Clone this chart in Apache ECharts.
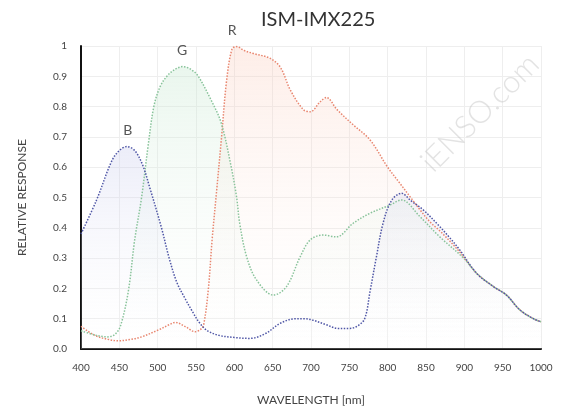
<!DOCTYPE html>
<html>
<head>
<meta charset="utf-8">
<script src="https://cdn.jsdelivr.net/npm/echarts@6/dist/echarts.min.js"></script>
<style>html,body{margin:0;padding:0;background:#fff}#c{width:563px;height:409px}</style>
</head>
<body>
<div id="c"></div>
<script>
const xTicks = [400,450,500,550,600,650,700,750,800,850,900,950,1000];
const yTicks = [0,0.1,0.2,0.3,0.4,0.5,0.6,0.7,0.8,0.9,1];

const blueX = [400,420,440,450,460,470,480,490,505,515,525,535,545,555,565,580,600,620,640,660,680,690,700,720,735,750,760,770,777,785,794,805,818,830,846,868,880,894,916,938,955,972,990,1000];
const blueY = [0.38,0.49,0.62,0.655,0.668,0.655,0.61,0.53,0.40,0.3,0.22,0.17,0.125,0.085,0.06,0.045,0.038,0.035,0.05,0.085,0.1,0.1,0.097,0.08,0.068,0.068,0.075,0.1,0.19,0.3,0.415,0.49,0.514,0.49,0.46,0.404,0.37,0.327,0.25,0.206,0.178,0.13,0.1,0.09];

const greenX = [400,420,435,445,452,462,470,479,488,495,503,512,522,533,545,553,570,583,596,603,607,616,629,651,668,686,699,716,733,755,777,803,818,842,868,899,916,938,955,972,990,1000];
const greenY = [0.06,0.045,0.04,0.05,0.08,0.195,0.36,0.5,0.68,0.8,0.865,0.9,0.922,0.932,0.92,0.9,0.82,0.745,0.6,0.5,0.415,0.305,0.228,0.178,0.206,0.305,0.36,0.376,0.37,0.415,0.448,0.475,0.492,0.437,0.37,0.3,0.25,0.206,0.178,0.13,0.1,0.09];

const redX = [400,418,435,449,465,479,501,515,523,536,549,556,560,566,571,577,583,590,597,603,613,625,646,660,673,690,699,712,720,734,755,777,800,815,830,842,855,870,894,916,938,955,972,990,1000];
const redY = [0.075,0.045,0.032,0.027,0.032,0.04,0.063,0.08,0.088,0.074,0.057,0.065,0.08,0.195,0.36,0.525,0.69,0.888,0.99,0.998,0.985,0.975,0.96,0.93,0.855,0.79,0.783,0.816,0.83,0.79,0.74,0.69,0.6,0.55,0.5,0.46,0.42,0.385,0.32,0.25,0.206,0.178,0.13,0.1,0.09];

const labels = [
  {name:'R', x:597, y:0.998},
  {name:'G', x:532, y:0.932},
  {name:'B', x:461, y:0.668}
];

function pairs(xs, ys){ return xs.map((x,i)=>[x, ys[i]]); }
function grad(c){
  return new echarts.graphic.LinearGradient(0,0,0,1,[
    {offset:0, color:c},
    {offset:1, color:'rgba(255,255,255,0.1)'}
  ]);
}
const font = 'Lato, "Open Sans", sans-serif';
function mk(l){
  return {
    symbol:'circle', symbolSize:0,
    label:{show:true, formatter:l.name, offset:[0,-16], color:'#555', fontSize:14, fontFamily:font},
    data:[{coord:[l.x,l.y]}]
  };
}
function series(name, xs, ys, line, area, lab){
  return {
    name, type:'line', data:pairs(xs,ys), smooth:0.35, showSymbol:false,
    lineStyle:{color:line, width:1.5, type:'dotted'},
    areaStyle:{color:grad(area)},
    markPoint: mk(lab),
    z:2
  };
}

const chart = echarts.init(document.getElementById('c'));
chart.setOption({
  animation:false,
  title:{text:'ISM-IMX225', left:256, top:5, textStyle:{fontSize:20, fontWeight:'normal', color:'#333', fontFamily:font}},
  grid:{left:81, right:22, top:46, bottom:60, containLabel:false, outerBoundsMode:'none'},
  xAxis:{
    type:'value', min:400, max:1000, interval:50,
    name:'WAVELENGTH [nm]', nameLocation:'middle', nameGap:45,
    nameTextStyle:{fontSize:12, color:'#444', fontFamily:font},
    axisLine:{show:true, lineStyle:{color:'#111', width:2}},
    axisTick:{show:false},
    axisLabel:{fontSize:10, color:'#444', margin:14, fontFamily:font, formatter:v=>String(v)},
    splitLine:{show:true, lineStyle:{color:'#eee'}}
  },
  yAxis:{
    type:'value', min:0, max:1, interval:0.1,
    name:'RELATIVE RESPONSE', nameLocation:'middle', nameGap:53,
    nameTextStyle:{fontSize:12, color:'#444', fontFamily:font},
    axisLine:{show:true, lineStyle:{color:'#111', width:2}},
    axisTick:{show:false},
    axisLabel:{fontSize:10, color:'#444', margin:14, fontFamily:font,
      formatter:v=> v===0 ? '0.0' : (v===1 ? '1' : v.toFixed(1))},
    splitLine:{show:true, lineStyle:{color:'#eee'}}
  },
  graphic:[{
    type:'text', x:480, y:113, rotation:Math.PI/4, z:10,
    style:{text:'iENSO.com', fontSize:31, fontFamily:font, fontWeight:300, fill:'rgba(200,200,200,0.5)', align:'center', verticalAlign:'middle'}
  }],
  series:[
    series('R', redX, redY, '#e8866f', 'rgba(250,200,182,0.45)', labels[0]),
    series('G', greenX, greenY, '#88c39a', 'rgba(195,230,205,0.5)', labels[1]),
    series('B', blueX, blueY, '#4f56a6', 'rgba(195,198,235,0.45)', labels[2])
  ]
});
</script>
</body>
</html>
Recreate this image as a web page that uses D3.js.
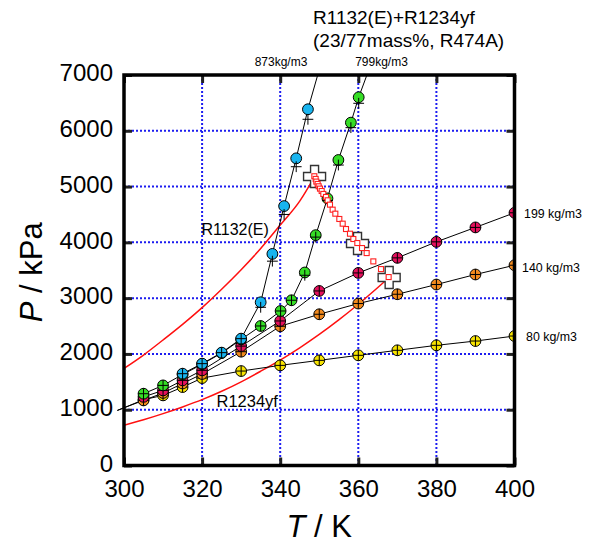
####################
Copy out each line of the data where the string "this" appears.

Clone this chart in Apache ECharts.
Recreate this image as a web page that uses D3.js.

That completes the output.